A coalition of media reform and free trade groups will be attending the 13 concert dates, passing out literature, registering young voters, and building support in the run-up to the FTAA meeting in Miami.

"Our message is that NAFTA (the North American Free Trade Agreement, a scaled-down predecessor of the FTAA) has been a disaster for all three countries involved," said Dan Beeton of Citizen's Trade Campaign, which is affiliated with Bragg's tour.

"We absolutely oppose extending these failed policies throughout the region."

Created in 1992, NAFTA includes the United States, Canada and Mexico.

Josh Silver, the managing director of Free Press, warned that the FTAA could also usurp laws limiting media ownership. Multinational corporations could then seek cash compensation under the idea that these limits are "unduly burdensome to competition".

"This is all about democracy," said Silver, whose group put together the Wisconsin conference. "Major multinational corporations have consolidated their control over the U.S. media. Under this system, we are finding staggering levels of hyper-commercialism, dumbed-down journalism and political campaigns that have turned into horse races."

"If we can make media consolidation a bona fide issue, a real campaign issue that is on the laundry list of what candidates have to answer to, we can win," he said.

"Another aspect that is not often discussed is the role of advertising and how it affects journalism," Silver added. "When TV stations portray controversial news fare, such as graphic depictions of war, that's a turnoff to advertisers. They want to attract advertisers, not repel them. It's not a conspiracy, it's the bottom line."

Media activists are especially worried about new rules recently issued by the Federal Communications Commission (FCC) that would allow major daily newspapers in any market to buy television and radio stations in the same market.

Other changes let a single corporation own stations that collectively reach 45 percent of the U.S. viewing public (as opposed to the previous 35 percent), and that permit one corporation to own two television stations in the same market.

Different arms of the U.S. Congress have already signaled they will fight the proposals.

"The European public, including a majority here in Britain, remained skeptical about the benefits to be gained by attacking Iraq, not because of a latent anti-Americanism, but because their mass media refused to accept the link with al-Qaeda," Bragg said. "And remember, these were nations that broadly supported the invasion of Afghanistan."
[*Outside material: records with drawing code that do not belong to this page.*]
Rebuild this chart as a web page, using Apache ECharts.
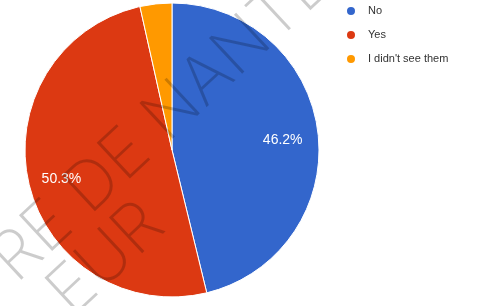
<!DOCTYPE html>
<html>
<head>
    <meta charset="utf-8">
    <title>pie</title>
    <script src="https://cdn.jsdelivr.net/npm/echarts@6/dist/echarts.min.js"></script>
    <style>
        html, body { margin: 0; padding: 0; background: #fff; }
        #pie { width: 494px; height: 306px; }
    </style>
</head>
<body>
<div id="pie"></div>
<script type="text/javascript">
// 数据
var categories = ['No', 'Yes', "I didn't see them"];
var values = [46.2, 50.3, 3.5];
var colors = ['#3366cc', '#dc3912', '#ff9900'];
var showLabel = [true, true, false];

var myChart = echarts.init(document.getElementById('pie'));

var pieData = [];
var labelData = [];
for (var i = 0; i < categories.length; i++) {
    pieData.push({ name: categories[i], value: values[i], itemStyle: { color: colors[i] } });
    labelData.push({ name: categories[i], value: values[i], label: { show: showLabel[i] } });
}

// 水印
var wmFont = '200 67px Inter, "DejaVu Sans", sans-serif';
var wmFill = 'rgba(0,0,0,0.2)';

myChart.setOption({
    animation: false,
    legend: {
        orient: 'vertical',
        left: 345,
        top: 5,
        padding: 0,
        icon: 'circle',
        itemWidth: 10,
        itemHeight: 10,
        itemGap: 12,
        data: categories,
        textStyle: {
            fontFamily: '"Liberation Sans", Arial, sans-serif',
            fontSize: 11,
            color: '#333',
            padding: [0, 0, 0, 7]
        }
    },
    series: [{
        name: 'main',
        type: 'pie',
        center: [172, 150],
        radius: [0, 147],
        startAngle: 90,
        clockwise: true,
        label: { show: false },
        labelLine: { show: false },
        itemStyle: { borderColor: '#fff', borderWidth: 1 },
        data: pieData
    }, {
        name: 'labels',
        type: 'pie',
        center: [172, 150],
        radius: [72, 147],
        startAngle: 90,
        clockwise: true,
        silent: true,
        percentPrecision: 1,
        itemStyle: { color: 'rgba(0,0,0,0)' },
        label: {
            position: 'inside',
            formatter: '{d}%',
            color: '#fff',
            fontFamily: '"Liberation Sans", Arial, sans-serif',
            fontSize: 14,
            offset: [-1, 4]
        },
        labelLine: { show: false },
        data: labelData
    }],
    graphic: [{
        type: 'group',
        x: 0,
        y: 0,
        rotation: 43 * Math.PI / 180,
        silent: true,
        children: [{
            type: 'text',
            x: -182,
            y: 199,
            z: 100,
            style: { text: 'RE DE NANTES', font: wmFont, fill: wmFill, verticalAlign: 'middle' }
        }, {
            type: 'text',
            x: -164,
            y: 262,
            z: 100,
            style: { text: 'EUR', font: wmFont, fill: wmFill, verticalAlign: 'middle' }
        }]
    }]
});
</script>
</body>
</html>
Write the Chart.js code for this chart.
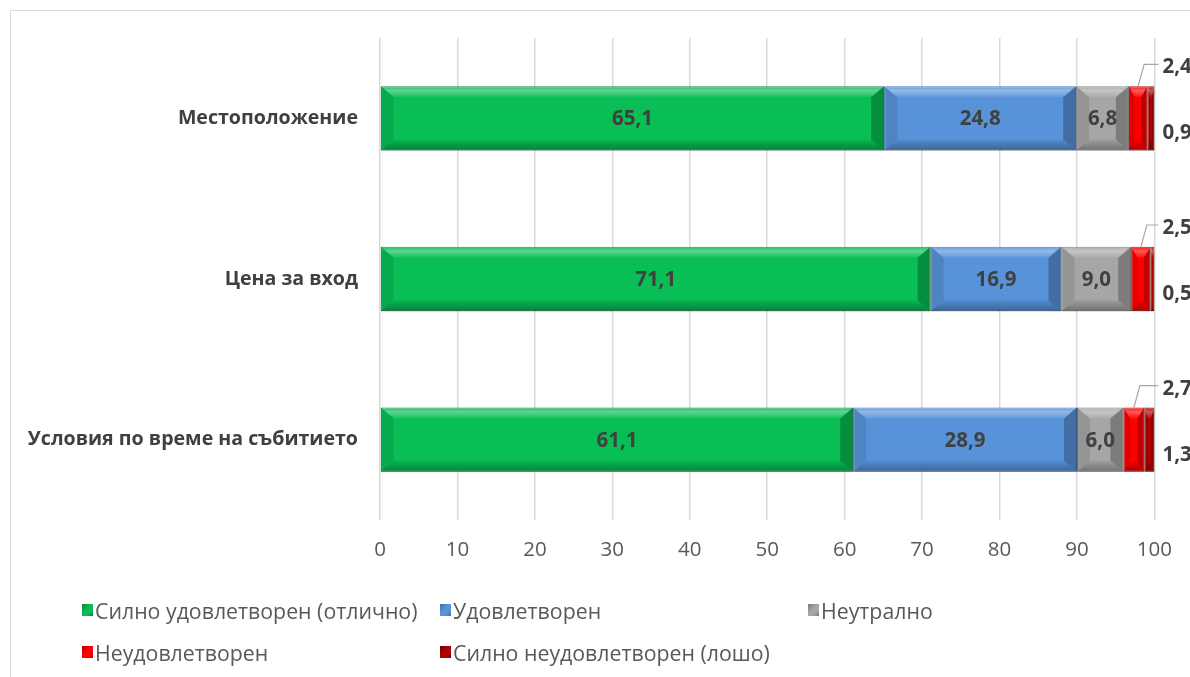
<!DOCTYPE html>
<html>
<head>
<meta charset="utf-8">
<script src="https://cdn.jsdelivr.net/npm/chart.js@4"></script>
<style>
html,body{margin:0;padding:0;background:#fff;}
#wrap{position:relative;width:1190px;height:677px;overflow:hidden;background:#fff;}
#frame{position:absolute;left:10px;top:10px;width:1300px;height:800px;border:1.5px solid #D9D9D9;box-sizing:border-box;}
#c{position:absolute;left:0;top:0;}
#legend{position:absolute;left:0;top:0;width:1190px;height:677px;pointer-events:none;font-family:"Open Sans",sans-serif;font-size:21.3px;color:#595959;}
.li{position:absolute;display:flex;align-items:center;white-space:nowrap;height:28px;}
.mk{width:11px;height:12px;margin-right:2px;box-sizing:border-box;}
</style>
</head>
<body>
<div id="wrap">
<div id="frame"></div>
<canvas id="c" width="1190" height="677"></canvas>
<div id="legend"></div>
</div>
<script>
const categories = ["Местоположение", "Цена за вход", "Условия по време на събитието"];
const seriesNames = ["Силно удовлетворен (отлично)", "Удовлетворен", "Неутрално", "Неудовлетворен", "Силно неудовлетворен (лошо)"];
const veryPleased = [65.1, 71.1, 61.1];
const pleased = [24.8, 16.9, 28.9];
const neutral = [6.8, 9.0, 6.0];
const displeased = [2.4, 2.5, 2.7];
const veryDispleased = [0.9, 0.5, 1.3];
const xTicks = [0, 10, 20, 30, 40, 50, 60, 70, 80, 90, 100];

const colors = ["#08BE55", "#5893DA", "#A6A6A6", "#FF0000", "#B00000"];
const edges = ["#06803A", "#3A6FB0", "#7A7A7A", "#B00000", "#700000"];
const seriesData = [veryPleased, pleased, neutral, displeased, veryDispleased];

const fmt = v => v.toFixed(1).replace('.', ',');

const bevelPlugin = {
  id: 'bevel',
  afterDatasetsDraw(chart) {
    const ctx = chart.ctx;
    chart.data.datasets.forEach((ds, di) => {
      const meta = chart.getDatasetMeta(di);
      meta.data.forEach(el => {
        const p = el.getProps(['x', 'y', 'base', 'height'], true);
        const l = Math.min(p.base, p.x), r = Math.max(p.base, p.x);
        const t = p.y - p.height / 2, b = p.y + p.height / 2;
        const w = r - l;
        const bv = Math.min(13, w / 3);
        const bh = 11;
        ctx.save();
        let g = ctx.createLinearGradient(0, t, 0, t + bh);
        g.addColorStop(0, 'rgba(255,255,255,0.10)');
        g.addColorStop(0.4, 'rgba(255,255,255,0.35)');
        g.addColorStop(1, 'rgba(255,255,255,0.05)');
        ctx.fillStyle = g;
        ctx.beginPath();
        ctx.moveTo(l, t); ctx.lineTo(r, t); ctx.lineTo(r - bv, t + bh); ctx.lineTo(l + bv, t + bh); ctx.closePath(); ctx.fill();
        g = ctx.createLinearGradient(0, b - bh, 0, b);
        g.addColorStop(0, 'rgba(0,0,0,0.05)');
        g.addColorStop(1, 'rgba(0,0,0,0.32)');
        ctx.fillStyle = g;
        ctx.beginPath();
        ctx.moveTo(l, b); ctx.lineTo(r, b); ctx.lineTo(r - bv, b - bh); ctx.lineTo(l + bv, b - bh); ctx.closePath(); ctx.fill();
        ctx.fillStyle = 'rgba(0,0,0,0.10)';
        ctx.beginPath();
        ctx.moveTo(l, t); ctx.lineTo(l + bv, t + bh); ctx.lineTo(l + bv, b - bh); ctx.lineTo(l, b); ctx.closePath(); ctx.fill();
        ctx.fillStyle = 'rgba(0,0,0,0.25)';
        ctx.beginPath();
        ctx.moveTo(r, t); ctx.lineTo(r - bv, t + bh); ctx.lineTo(r - bv, b - bh); ctx.lineTo(r, b); ctx.closePath(); ctx.fill();
        ctx.restore();
      });
    });
  }
};

const labelPlugin = {
  id: 'vlabels',
  afterDraw(chart) {
    const ctx = chart.ctx;
    ctx.save();
    ctx.font = 'bold 20.5px "Open Sans", sans-serif';
    ctx.fillStyle = '#404040';
    ctx.textBaseline = 'middle';
    const xs = chart.scales.x;
    chart.data.datasets.forEach((ds, di) => {
      const meta = chart.getDatasetMeta(di);
      meta.data.forEach((el, i) => {
        const p = el.getProps(['x', 'y', 'base', 'height'], true);
        const v = ds.data[i];
        const txt = fmt(v);
        if (di < 3) {
          ctx.textAlign = 'center';
          ctx.fillText(txt, (p.x + p.base) / 2, p.y + 1);
        } else if (di === 3) {
          const lx = xs.getPixelForValue(100) + 8;
          const ly = p.y - 51;
          const cx = (p.x + p.base) / 2;
          ctx.strokeStyle = '#A6A6A6';
          ctx.lineWidth = 1.2;
          ctx.beginPath();
          ctx.moveTo(cx, p.y - p.height / 2);
          ctx.lineTo(cx + 6, ly - 3);
          ctx.lineTo(lx - 4, ly - 3);
          ctx.stroke();
          ctx.textAlign = 'left';
          ctx.fillText(txt, lx, ly);
        } else {
          const lx = xs.getPixelForValue(100) + 8;
          ctx.textAlign = 'left';
          ctx.fillText(txt, lx, p.y + 15);
        }
      });
    });
    ctx.restore();
  }
};

const datasets = seriesNames.map((n, i) => ({
  label: n,
  data: seriesData[i],
  backgroundColor: colors[i],
  borderColor: edges[i],
  borderWidth: 1,
  borderSkipped: false,
  barPercentage: 0.8,
  categoryPercentage: 0.5
}));

new Chart(document.getElementById('c'), {
  type: 'bar',
  data: { labels: categories, datasets },
  plugins: [bevelPlugin, labelPlugin],
  options: {
    indexAxis: 'y',
    responsive: false,
    animation: false,
    devicePixelRatio: 1,
    layout: { padding: { left: 0, right: 35, top: 38, bottom: 107 } },
    plugins: { legend: { display: false }, tooltip: { enabled: false } },
    scales: {
      x: {
        stacked: true, min: 0, max: 100,
        afterBuildTicks: s => { s.ticks = xTicks.map(v => ({ value: v })); },
        afterFit: s => { s.height = 50; },
        grid: { color: '#D9D9D9', lineWidth: 1.5, drawTicks: false },
        border: { display: false },
        ticks: { color: '#595959', font: { family: '"Open Sans", sans-serif', size: 20.5 }, padding: 18 }
      },
      y: {
        stacked: true,
        afterFit: s => { s.width = 380; },
        grid: { display: false, drawTicks: false },
        border: { display: false },
        ticks: { color: '#404040', font: { family: '"Open Sans", sans-serif', size: 19.6, weight: 'bold' }, padding: 22 }
      }
    }
  }
});

const legendPos = [[82, 610], [440, 610], [808, 610], [82, 652], [440, 652]];
const lg = document.getElementById('legend');
seriesNames.forEach((n, i) => {
  const d = document.createElement('div');
  d.className = 'li';
  d.style.left = legendPos[i][0] + 'px';
  d.style.top = (legendPos[i][1] - 14) + 'px';
  const m = document.createElement('div');
  m.className = 'mk';
  m.style.background = 'linear-gradient(135deg,' + edges[i] + ' 0%,' + colors[i] + ' 45%,' + colors[i] + ' 70%,' + edges[i] + ' 100%)';
  const s = document.createElement('span');
  s.textContent = n;
  d.appendChild(m); d.appendChild(s);
  lg.appendChild(d);
});
</script>
</body>
</html>
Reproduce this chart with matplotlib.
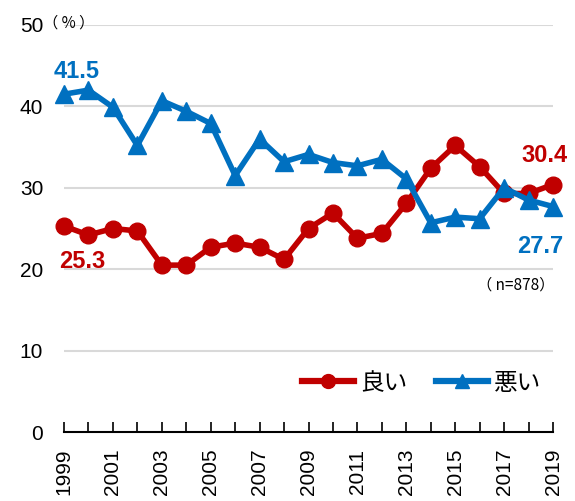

"This evidence suggests that media consolidation has had the effect of marginalizing voices in America that question the logic of those in the Bush administration who wished to invade Iraq. If that is the case, then we need to be taking this message to the American people, because their sons and daughters have been put in harm's way as a result."

The 'Tell the Truth Tour' continues a long tradition of musicians as activists in the United States.

In his book 'Stand and Be Counted', David Crosby, a two-time inductee into the Rock and Roll Hall of Fame, goes back 150 years to describe an anti-war benefit concert held shortly after the U.S. Civil War.

Through interviews with dozens of rock and folk stars, Crosby also explores the active roles that musicians played in the union movement in the early 1900s and in the civil rights movement and Vietnam War protests of the 1960s.

More recently, the Live Aid concerts of 1985 raised money for famine relief, while other high-profile benefits have focused on human rights and the Free Tibet movement.

"As an artist, all I can do is to offer my perspective of the situation and hopefully inspire the audience to engage with the issue," Bragg told IPS.

"Look what happened with the Vietnam War. Once pop culture engaged with the anti-war movement, the tide began to turn in public opinion. That's what the neo-conservatives fear will happen again, which explains why Bush wants his pals to buy up as many radio stations as possible."